### WORK TO DO
Your copy of the material below should match it exactly, except that it holds no pictures.
[BEGIN]
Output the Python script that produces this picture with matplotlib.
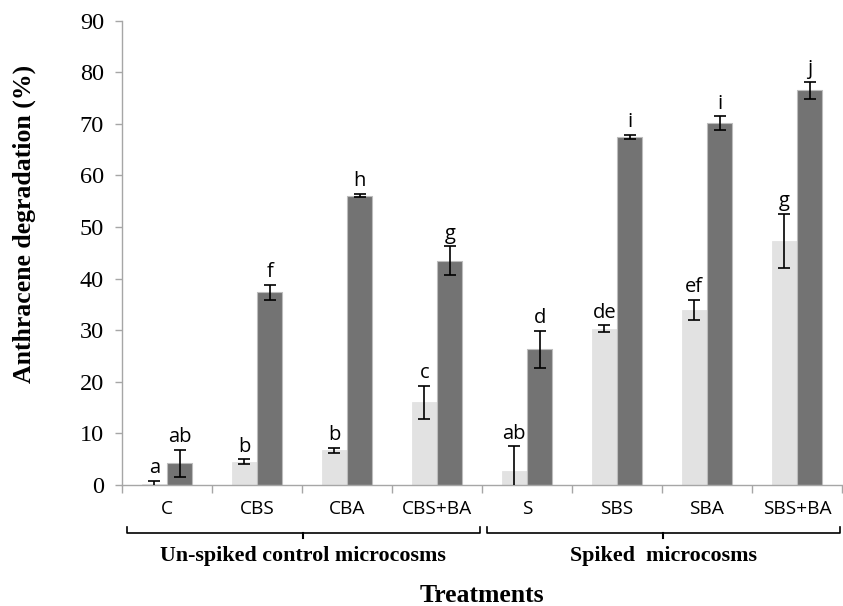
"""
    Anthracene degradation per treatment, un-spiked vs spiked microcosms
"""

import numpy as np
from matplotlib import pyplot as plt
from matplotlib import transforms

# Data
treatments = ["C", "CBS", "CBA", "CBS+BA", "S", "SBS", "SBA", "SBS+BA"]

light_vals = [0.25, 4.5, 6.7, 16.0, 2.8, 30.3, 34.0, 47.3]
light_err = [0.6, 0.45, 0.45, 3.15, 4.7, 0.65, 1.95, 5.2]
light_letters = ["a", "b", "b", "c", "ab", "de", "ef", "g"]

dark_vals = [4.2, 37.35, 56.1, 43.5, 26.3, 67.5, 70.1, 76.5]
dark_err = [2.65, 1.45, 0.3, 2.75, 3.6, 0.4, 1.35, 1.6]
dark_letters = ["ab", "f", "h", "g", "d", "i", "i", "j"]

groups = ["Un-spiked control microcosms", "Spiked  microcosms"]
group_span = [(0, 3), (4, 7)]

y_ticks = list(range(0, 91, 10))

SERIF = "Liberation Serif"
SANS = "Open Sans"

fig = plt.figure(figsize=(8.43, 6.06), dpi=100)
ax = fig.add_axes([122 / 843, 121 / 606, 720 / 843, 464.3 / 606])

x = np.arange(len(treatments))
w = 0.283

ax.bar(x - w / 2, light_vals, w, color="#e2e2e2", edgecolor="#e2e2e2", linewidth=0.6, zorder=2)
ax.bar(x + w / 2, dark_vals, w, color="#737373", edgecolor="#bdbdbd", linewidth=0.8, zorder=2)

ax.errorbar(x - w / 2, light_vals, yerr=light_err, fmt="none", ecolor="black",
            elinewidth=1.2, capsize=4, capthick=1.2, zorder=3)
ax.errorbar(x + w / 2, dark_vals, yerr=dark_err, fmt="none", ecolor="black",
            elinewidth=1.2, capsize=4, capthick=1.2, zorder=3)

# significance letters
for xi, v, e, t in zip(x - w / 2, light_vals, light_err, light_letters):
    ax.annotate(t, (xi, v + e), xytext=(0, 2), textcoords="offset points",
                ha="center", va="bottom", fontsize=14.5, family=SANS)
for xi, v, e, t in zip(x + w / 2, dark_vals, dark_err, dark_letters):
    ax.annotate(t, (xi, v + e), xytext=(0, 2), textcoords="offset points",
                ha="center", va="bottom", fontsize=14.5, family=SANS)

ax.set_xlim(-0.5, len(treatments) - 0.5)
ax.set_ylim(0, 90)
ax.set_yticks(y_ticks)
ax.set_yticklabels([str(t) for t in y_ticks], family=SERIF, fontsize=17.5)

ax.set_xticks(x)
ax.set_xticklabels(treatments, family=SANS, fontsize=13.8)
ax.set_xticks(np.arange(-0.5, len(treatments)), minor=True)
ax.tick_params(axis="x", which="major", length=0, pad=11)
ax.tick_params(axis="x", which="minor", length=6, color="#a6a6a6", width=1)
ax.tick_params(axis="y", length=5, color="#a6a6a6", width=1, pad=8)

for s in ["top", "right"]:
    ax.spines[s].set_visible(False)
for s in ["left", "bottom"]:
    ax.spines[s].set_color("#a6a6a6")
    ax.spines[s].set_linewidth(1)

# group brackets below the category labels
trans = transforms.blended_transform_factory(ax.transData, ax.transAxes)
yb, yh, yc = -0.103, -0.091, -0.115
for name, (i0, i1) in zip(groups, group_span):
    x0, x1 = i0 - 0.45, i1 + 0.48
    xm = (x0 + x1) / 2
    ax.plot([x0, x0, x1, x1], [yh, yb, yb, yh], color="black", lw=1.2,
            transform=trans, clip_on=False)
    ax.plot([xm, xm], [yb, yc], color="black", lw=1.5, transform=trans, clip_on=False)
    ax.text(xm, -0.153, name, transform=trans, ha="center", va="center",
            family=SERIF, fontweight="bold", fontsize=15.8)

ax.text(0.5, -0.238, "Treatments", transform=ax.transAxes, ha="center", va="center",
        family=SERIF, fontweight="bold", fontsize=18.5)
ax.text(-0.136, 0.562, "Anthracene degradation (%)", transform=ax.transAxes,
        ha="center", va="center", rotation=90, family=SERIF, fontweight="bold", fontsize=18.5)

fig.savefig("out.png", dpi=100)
[END]
### FINAL ANSWER
Output the Python script that produces this picture with matplotlib.
"""
    Anthracene degradation per treatment, un-spiked vs spiked microcosms
"""

import numpy as np
from matplotlib import pyplot as plt
from matplotlib import transforms

# Data
treatments = ["C", "CBS", "CBA", "CBS+BA", "S", "SBS", "SBA", "SBS+BA"]

light_vals = [0.25, 4.5, 6.7, 16.0, 2.8, 30.3, 34.0, 47.3]
light_err = [0.6, 0.45, 0.45, 3.15, 4.7, 0.65, 1.95, 5.2]
light_letters = ["a", "b", "b", "c", "ab", "de", "ef", "g"]

dark_vals = [4.2, 37.35, 56.1, 43.5, 26.3, 67.5, 70.1, 76.5]
dark_err = [2.65, 1.45, 0.3, 2.75, 3.6, 0.4, 1.35, 1.6]
dark_letters = ["ab", "f", "h", "g", "d", "i", "i", "j"]

groups = ["Un-spiked control microcosms", "Spiked  microcosms"]
group_span = [(0, 3), (4, 7)]

y_ticks = list(range(0, 91, 10))

SERIF = "Liberation Serif"
SANS = "Open Sans"

fig = plt.figure(figsize=(8.43, 6.06), dpi=100)
ax = fig.add_axes([122 / 843, 121 / 606, 720 / 843, 464.3 / 606])

x = np.arange(len(treatments))
w = 0.283

ax.bar(x - w / 2, light_vals, w, color="#e2e2e2", edgecolor="#e2e2e2", linewidth=0.6, zorder=2)
ax.bar(x + w / 2, dark_vals, w, color="#737373", edgecolor="#bdbdbd", linewidth=0.8, zorder=2)

ax.errorbar(x - w / 2, light_vals, yerr=light_err, fmt="none", ecolor="black",
            elinewidth=1.2, capsize=4, capthick=1.2, zorder=3)
ax.errorbar(x + w / 2, dark_vals, yerr=dark_err, fmt="none", ecolor="black",
            elinewidth=1.2, capsize=4, capthick=1.2, zorder=3)

# significance letters
for xi, v, e, t in zip(x - w / 2, light_vals, light_err, light_letters):
    ax.annotate(t, (xi, v + e), xytext=(0, 2), textcoords="offset points",
                ha="center", va="bottom", fontsize=14.5, family=SANS)
for xi, v, e, t in zip(x + w / 2, dark_vals, dark_err, dark_letters):
    ax.annotate(t, (xi, v + e), xytext=(0, 2), textcoords="offset points",
                ha="center", va="bottom", fontsize=14.5, family=SANS)

ax.set_xlim(-0.5, len(treatments) - 0.5)
ax.set_ylim(0, 90)
ax.set_yticks(y_ticks)
ax.set_yticklabels([str(t) for t in y_ticks], family=SERIF, fontsize=17.5)

ax.set_xticks(x)
ax.set_xticklabels(treatments, family=SANS, fontsize=13.8)
ax.set_xticks(np.arange(-0.5, len(treatments)), minor=True)
ax.tick_params(axis="x", which="major", length=0, pad=11)
ax.tick_params(axis="x", which="minor", length=6, color="#a6a6a6", width=1)
ax.tick_params(axis="y", length=5, color="#a6a6a6", width=1, pad=8)

for s in ["top", "right"]:
    ax.spines[s].set_visible(False)
for s in ["left", "bottom"]:
    ax.spines[s].set_color("#a6a6a6")
    ax.spines[s].set_linewidth(1)

# group brackets below the category labels
trans = transforms.blended_transform_factory(ax.transData, ax.transAxes)
yb, yh, yc = -0.103, -0.091, -0.115
for name, (i0, i1) in zip(groups, group_span):
    x0, x1 = i0 - 0.45, i1 + 0.48
    xm = (x0 + x1) / 2
    ax.plot([x0, x0, x1, x1], [yh, yb, yb, yh], color="black", lw=1.2,
            transform=trans, clip_on=False)
    ax.plot([xm, xm], [yb, yc], color="black", lw=1.5, transform=trans, clip_on=False)
    ax.text(xm, -0.153, name, transform=trans, ha="center", va="center",
            family=SERIF, fontweight="bold", fontsize=15.8)

ax.text(0.5, -0.238, "Treatments", transform=ax.transAxes, ha="center", va="center",
        family=SERIF, fontweight="bold", fontsize=18.5)
ax.text(-0.136, 0.562, "Anthracene degradation (%)", transform=ax.transAxes,
        ha="center", va="center", rotation=90, family=SERIF, fontweight="bold", fontsize=18.5)

fig.savefig("out.png", dpi=100)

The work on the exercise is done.